Acho que a minha experiência é parecida com a que todas as outras mulheres [negras] passam nas outras profissões, porque todas as mulheres negras sofrem. É uma luta muito grande. Acredito que, por mais que eu esteja trabalhando muito, a sociedade ainda não me conhece e eu não alcanço todos os lugares que deveria alcançar com as minhas músicas [por ser negra].

De onde vem a inspiração e a coragem para falar sobre racismo?
Vem muito da sociedade, de tudo o que eu vejo e de tudo o que acontece. Das meninas negras que não se aceitam, por exemplo, que chegam à escola e não podem soltar o cabelo porque sabem que vão ser zoadas. Eu mesma ia para a escola de cabelo preso e tinha medo de soltar. O fato de eu contar para uma menina que ela é bonita e que pode chegar aonde quiser com muita luta vai fazê-la acreditar em si mesma.

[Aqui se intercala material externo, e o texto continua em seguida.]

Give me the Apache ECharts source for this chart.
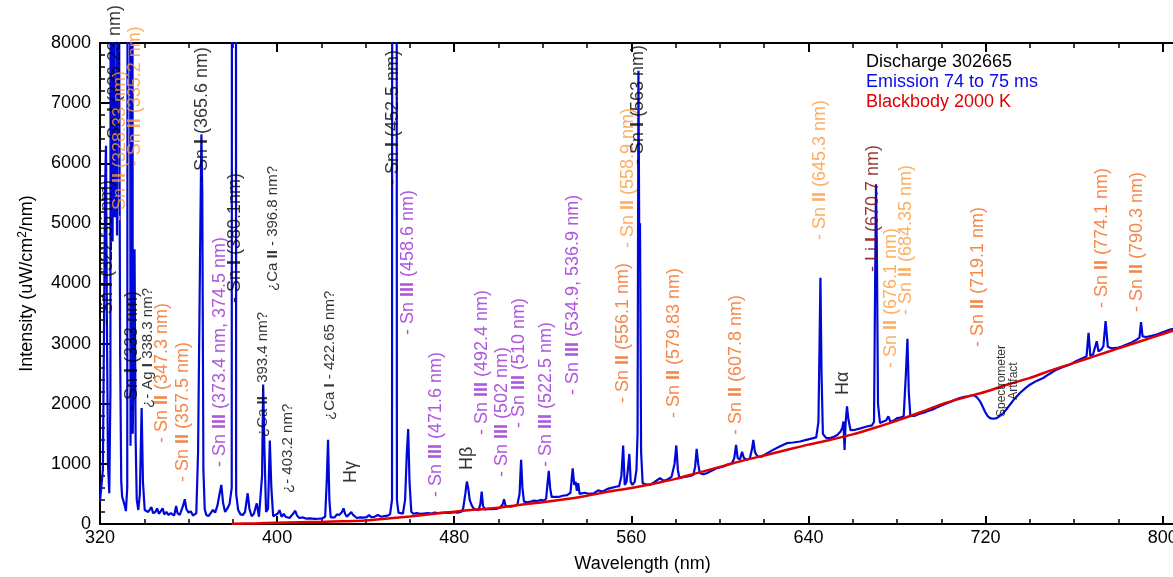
<!DOCTYPE html>
<html><head><meta charset="utf-8">
<script src="https://cdn.jsdelivr.net/npm/echarts@6/dist/echarts.min.js"></script>
<style>html,body{margin:0;padding:0;background:#fff;overflow:hidden}#c{width:1173px;height:577px}</style>
</head><body><div id="c"></div>
<script>
// Emission spectrum, 74 to 75 ms: [wavelength nm, intensity uW/cm^2/nm] (off-scale peaks exceed 8000)
const emission = [
[320.0,370],[320.7,400],[321.3,900],[321.8,3200],[322.3,5600],[322.7,6290],[323.1,3500],[323.6,1000],[324.2,510],[324.7,2200],
[325.1,40000],[325.7,4700],[326.2,40000],[326.7,5100],[327.2,7400],[327.7,4800],[328.2,40000],[328.7,7460],[329.1,2800],[329.6,700],
[330.0,455],[330.6,380],[331.2,300],[331.7,215],[332.3,600],[332.9,40000],[333.5,40000],[333.8,1300],[334.2,40000],[334.8,1500],
[335.6,4570],[336.1,1400],[336.6,400],[337.3,233],[338.0,500],[338.8,1930],[339.4,700],[340.2,233],[341.0,266],[341.8,200],
[342.6,230],[343.2,280],[344.0,180],[345.0,200],[345.8,260],[346.6,170],[347.5,190],[348.3,260],[349.0,160],[350.0,200],
[351.0,150],[352.0,180],[353.5,140],[354.4,300],[355.0,180],[356.0,150],[356.8,230],[357.5,300],[358.3,411],[359.0,250],
[360.0,190],[361.0,210],[362.0,140],[362.6,122],[363.5,180],[364.3,1200],[365.2,4500],[365.8,6480],[366.2,5500],[366.7,900],
[367.3,250],[368.0,150],[369.0,133],[370.0,180],[371.0,233],[372.0,190],[373.0,300],[374.0,500],[374.8,650],[375.6,350],
[376.5,200],[377.4,250],[378.5,330],[379.5,600],[379.9,40000],[381.1,40000],[381.5,500],[382.4,233],[383.5,160],[384.5,150],
[385.5,200],[386.7,511],[387.5,250],[388.5,130],[389.5,170],[390.8,344],[391.8,120],[392.6,130],[393.2,800],[393.7,2320],
[394.3,1200],[395.0,200],[395.9,250],[396.7,1390],[397.4,600],[398.2,130],[399.0,120],[400.2,170],[401.1,230],[402.0,120],
[403.0,170],[403.8,120],[404.7,150],[405.6,100],[406.5,130],[407.4,180],[408.2,220],[409.0,140],[410.0,100],[411.5,110],
[413.0,90],[415.0,95],[417.0,85],[419.0,90],[420.5,95],[421.7,120],[422.4,700],[423.0,1400],[423.6,400],[424.2,110],
[425.0,120],[426.0,110],[427.0,160],[428.0,150],[429.3,200],[430.0,260],[430.7,170],[431.5,120],[432.4,140],[433.5,200],
[434.3,150],[435.0,120],[436.0,100],[437.5,110],[439.0,105],[440.5,115],[441.5,150],[442.5,115],[444.0,120],[445.5,150],
[447.0,120],[448.5,130],[450.0,140],[451.0,160],[451.9,400],[452.2,40000],[453.7,40000],[454.1,400],[454.8,190],[455.8,180],
[456.8,170],[457.8,400],[458.6,1200],[459.2,1578],[459.8,700],[460.6,204],[461.5,170],[463.0,180],[464.5,170],[466.0,175],
[468.0,180],[470.0,175],[471.0,190],[471.8,217],[472.6,180],[474.0,185],[476.0,190],[478.0,185],[480.0,195],[481.5,190],
[483.0,200],[484.0,250],[485.0,500],[485.7,706],[486.3,600],[487.0,398],[488.0,300],[489.0,250],[490.0,240],[491.0,230],
[491.8,330],[492.4,539],[493.0,300],[494.0,240],[495.0,250],[497.0,245],[499.0,250],[500.5,270],[501.8,320],[502.5,411],
[503.2,300],[504.0,280],[505.5,290],[507.0,300],[508.5,320],[509.5,500],[510.2,1067],[510.8,600],[511.5,371],[513.0,360],
[514.5,371],[516.0,390],[517.5,380],[519.0,400],[520.5,390],[521.5,420],[522.2,700],[522.7,883],[523.3,600],[524.0,450],
[525.5,450],[527.0,450],[529.0,470],[531.0,480],[532.5,520],[533.5,926],[534.2,650],[534.8,706],[535.4,550],[536.0,680],
[536.6,500],[537.5,480],[539.0,520],[541.0,500],[543.0,510],[545.0,560],[547.0,540],[549.0,580],[551.0,600],[553.0,620],
[554.5,630],[555.5,800],[556.3,1306],[557.0,650],[557.8,700],[558.4,900],[559.1,1165],[559.7,700],[560.5,650],[561.5,700],
[562.3,900],[562.8,1500],[563.2,7540],[563.6,4500],[563.9,5000],[564.4,1200],[565.1,677],[566.5,660],[568.4,650],[570.5,700],
[572.9,761],[574.5,720],[576.0,733],[577.2,760],[578.2,789],[579.5,1000],[580.3,1306],[581.0,900],[581.7,761],[583.2,780],
[585.0,789],[586.5,800],[588.0,817],[588.8,950],[589.5,1250],[590.2,1000],[590.9,845],[592.5,830],[594.0,845],[596.0,880],
[598.5,928],[601.0,950],[603.0,983],[605.5,1010],[606.5,1100],[607.3,1317],[608.0,1100],[609.0,1070],[610.0,1200],[610.8,1100],
[612.0,1070],[613.5,1090],[614.5,1250],[615.1,1400],[615.8,1200],[617.0,1120],[618.9,1122],[621.0,1170],[624.0,1233],[627.0,1290],
[630.2,1344],[633.0,1355],[636.2,1372],[639.0,1400],[642.2,1428],[643.5,1440],[644.5,1700],[645.0,3000],[645.4,4095],[645.9,2500],
[646.5,1500],[648.0,1430],[649.7,1428],[651.5,1450],[653.0,1480],[654.5,1540],[655.3,1600],[655.8,1706],[656.3,1233],[656.8,1700],
[657.4,1956],[658.0,1750],[659.0,1560],[661.0,1567],[663.5,1590],[666.3,1622],[668.7,1640],[669.6,1700],[670.1,4000],[670.5,5650],
[670.9,4500],[671.4,2000],[672.3,1678],[673.5,1700],[675.0,1720],[676.1,1790],[677.0,1700],[678.5,1720],[680.0,1760],[681.5,1770],
[683.0,1790],[684.0,2500],[684.7,3079],[685.3,2200],[686.0,1800],[688.0,1800],[690.0,1830],[692.0,1850],[694.0,1880],[696.0,1900],
[698.0,1940],[700.0,1970],[702.0,2000],[704.0,2030],[706.0,2060],[708.0,2090],[710.0,2110],[712.0,2125],[714.5,2145],[716.0,2110],
[717.5,2040],[718.7,1950],[719.7,1872],[720.8,1800],[722.0,1761],[723.5,1750],[725.0,1761],[726.5,1800],[728.0,1845],[729.5,1910],
[731.0,1984],[733.0,2080],[735.5,2178],[738.0,2260],[740.0,2317],[743.0,2380],[746.0,2428],[749.0,2500],[752.0,2567],[755.0,2610],
[758.0,2650],[761.0,2710],[764.0,2762],[765.6,2790],[766.5,3178],[767.3,2800],[768.5,2820],[769.4,2850],[770.2,3039],[771.0,2870],
[772.2,2900],[773.2,2956],[774.2,3373],[775.2,2950],[777.0,2920],[779.2,2928],[781.5,2950],[783.7,2984],[786.0,3020],[788.2,3067],
[789.5,3100],[790.2,3356],[790.9,3120],[792.5,3110],[795.0,3130],[797.3,3150],[800.0,3190],[803.3,3234],[805.0,3250]
];

// Blackbody 2000 K curve
const bbWavelength = [379.5,390,400,410,420,430,440,450,460,470,480,490,500,510,520,530,540,550,560,570,580,590,600,610,620,630,640,650,660,670,680,690,700,710,720,730,740,750,760,770,780,790,800,805];
const bbIntensity  = [5,10,20,28,35,45,58,90,125,165,205,240,270,320,360,410,470,540,600,670,750,850,950,1050,1140,1230,1320,1400,1490,1600,1720,1850,1990,2100,2200,2320,2430,2560,2680,2800,2920,3040,3160,3220];

// Line identifications
const lineLabels = ['- Sn I (322.36 nm)','- Sn I (326.23 nm)','- Sn II (328.33 nm)','- Sn II (335.2 nm)','- Sn I (333 nm)','¿- Ag I 338.3 nm?',
 '- Sn II (347.3 nm)','- Sn II (357.5 nm)','- Sn I (365.6 nm)','- Sn III (373.4 nm, 374.5 nm)','- Sn I (380.1nm)','¿Ca II - 393.4 nm?',
 '¿Ca II - 396.8 nm?','¿- 403.2 nm?','¿Ca I - 422.65 nm?','Hγ','- Sn I (452.5 nm)','- Sn III (458.6 nm)','- Sn III (471.6 nm)','Hβ',
 '- Sn III (492.4 nm)','- Sn III (502 nm)','- Sn III (510 nm)','- Sn III (522.5 nm)','- Sn III (534.9, 536.9 nm)','- Sn II (556.1 nm)',
 '- Sn II (558.9 nm)','- Sn I (563 nm)','- Sn II (579.83 nm)','- Sn II (607.8 nm)','- Sn II (645.3 nm)','Hα','- Li I (670.7 nm)',
 '- Sn II (676.1 nm)','- Sn II (684.35 nm)','- Sn II (719.1 nm)','Spectrometer\nArtifact','- Sn II (774.1 nm)','- Sn II (790.3 nm)'];
const lineLabelNm = [323.2,327.0,329.0,336.0,334.3,341.8,347.9,357.6,365.9,374.2,381.0,393.5,398.0,405.0,423.9,433.2,452.5,459.3,471.8,485.6,
 492.4,501.4,509.4,521.4,533.5,556.4,558.6,563.1,579.3,607.3,645.2,655.7,669.3,677.3,684.0,716.7,729.9,772.7,788.5];
const lineLabelAt = [3310,6220,5040,5950,1879,1929,1347,699,5688,948,3675,1447,3875,516,1730,682,5638,3143,449,898,
 1480,782,1597,948,2146,2012,4590,5971,1763,1480,4723,2146,4191,2595,3476,2944,2378,3592,3526];
const lineLabelKind = ['k','k','ol','ol','k','ks','o','o','k','p','k','ks','ks','ks','ks','k','k','p','p','k',
 'p','p','p','p','p','o','ol','k','o','o','ol','k','r','ol','ol','o','a','o','o'];

const legendLines = ['Discharge 302665','Emission 74 to 75 ms','Blackbody 2000 K'];

const FONT = '"Liberation Sans", Arial, Helvetica, sans-serif';
const kindStyle = {
  k:  {color:'#000000', size:18},
  ks: {color:'#000000', size:15},
  o:  {color:'#f26a1c', size:18},
  ol: {color:'#fb9a3a', size:18},
  p:  {color:'#9a2cd4', size:18},
  r:  {color:'#800000', size:18},
  a:  {color:'#000000', size:12}
};

const labelData = lineLabels.map((t, i) => {
  const s = kindStyle[lineLabelKind[i]];
  const isArt = lineLabelKind[i] === 'a';
  const txt = isArt ? t : t.replace(/(^|\s)(I{1,3})(?=\s|$)/g, '$1{b|$2}');
  return {
    value: [lineLabelNm[i], lineLabelAt[i]],
    txt: txt,
    label: {
      color: s.color, fontSize: s.size, fontFamily: FONT,
      align: isArt ? 'center' : 'left', verticalAlign: 'middle',
      lineHeight: isArt ? 12 : s.size + 2,
      rich: { b: { fontWeight: 'bold', fontSize: s.size, fontFamily: FONT, color: s.color } }
    }
  };
});

const chart = echarts.init(document.getElementById('c'), null, {renderer: 'canvas'});
const axisCommon = {
  type: 'value', min: 320, max: 820, interval: 80,
  splitLine: {show: false}
};
chart.setOption({
  animation: false,
  backgroundColor: '#ffffff',
  textStyle: {fontFamily: FONT},
  grid: {left: 100, top: 43, right: -34, bottom: 53, containLabel: false, outerBoundsMode: 'none'},
  xAxis: [
    Object.assign({}, axisCommon, {
      position: 'bottom',
      axisLine: {show: true, onZero: false, lineStyle: {color: '#000', width: 2}},
      axisTick: {show: true, inside: true, length: 8, lineStyle: {color: '#000', width: 2}},
      minorTick: {show: true, splitNumber: 4, length: 5, lineStyle: {color: '#000', width: 1.5}},
      axisLabel: {fontSize: 18, color: '#000', margin: 5, fontFamily: FONT, showMaxLabel: false},
      name: 'Wavelength (nm)', nameLocation: 'middle', nameGap: 31,
      nameTextStyle: {fontSize: 18, color: '#000', fontFamily: FONT, padding: [0, 22, 0, 0]}
    }),
    Object.assign({}, axisCommon, {
      position: 'top',
      axisLine: {show: true, onZero: false, lineStyle: {color: '#000', width: 2}},
      axisTick: {show: true, inside: true, length: 9, lineStyle: {color: '#000', width: 2}},
      minorTick: {show: true, splitNumber: 4, length: 5, lineStyle: {color: '#000', width: 1.5}},
      axisLabel: {show: false}
    })
  ],
  yAxis: {
    type: 'value', min: 0, max: 8000, interval: 1000,
    axisLine: {show: true, onZero: false, lineStyle: {color: '#000', width: 2}},
    axisTick: {show: true, inside: true, length: 10, lineStyle: {color: '#000', width: 2}},
    minorTick: {show: true, splitNumber: 5, length: 5, lineStyle: {color: '#000', width: 1.5}},
    splitLine: {show: false},
    axisLabel: {fontSize: 18, color: '#000', margin: 9, fontFamily: FONT, formatter: v => String(v)},
    name: 'Intensity (uW/cm{sup|2}/nm)', nameLocation: 'middle', nameGap: 62,
    nameTextStyle: {fontSize: 18, color: '#000', fontFamily: FONT,
      rich: {sup: {fontSize: 12, color: '#000', fontFamily: FONT, padding: [0, 0, 9, 0]}}}
  },
  graphic: legendLines.map((t, i) => ({
    type: 'text', left: 866, top: 53 + i * 20, z: 100,
    style: {text: t, fill: ['#000000', '#0a0ae6', '#e00000'][i], fontSize: 18, fontFamily: FONT}
  })),
  series: [
    {
      type: 'line', name: 'Emission', data: emission, showSymbol: false, symbol: 'none',
      lineStyle: {color: '#0008d8', width: 2.2}, clip: true, z: 2
    },
    {
      type: 'line', name: 'Blackbody',
      data: bbWavelength.map((w, i) => [w, bbIntensity[i]]),
      showSymbol: false, symbol: 'none', smooth: 0.3,
      lineStyle: {color: '#e00000', width: 2.5}, clip: true, z: 3
    },
    {
      type: 'scatter', name: 'labels', data: labelData, symbolSize: 1,
      itemStyle: {color: 'rgba(0,0,0,0)'}, silent: true, z: 4, clip: false,
      label: {show: true, position: 'inside', rotate: 90, formatter: p => p.data.txt}
    }
  ]
});
</script>
</body></html>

Seus estilos são o rap e o funk, que têm como origem problemas de pessoas negras, mas hoje esses gêneros estão sendo apropriados por pessoas de origem branca. Como você reage a isso?
Muitos ritmos, como rap, jazz, funk, axé e rock, foram criados pela cultura negra. A maioria das pessoas pensa que a maior parte dos artistas do rock é branca, mas não é. Acho importante falar que tudo o que é feito por pessoas pretas é criminalizado, porque existe um preconceito contra as culturas afro-brasileiras. Os artistas pretos que deram início às culturas musicais são “invisibilizados” e não se fala em lugar algum sobre eles. Mas quando entra uma pessoa não negra, parece que fica mais aceito. Isso é o racismo velado: as pessoas só conseguem aceitar as coisas quando brancos entram.

Como você se sente em relação a jovens negros que não se manifestam contra o racismo?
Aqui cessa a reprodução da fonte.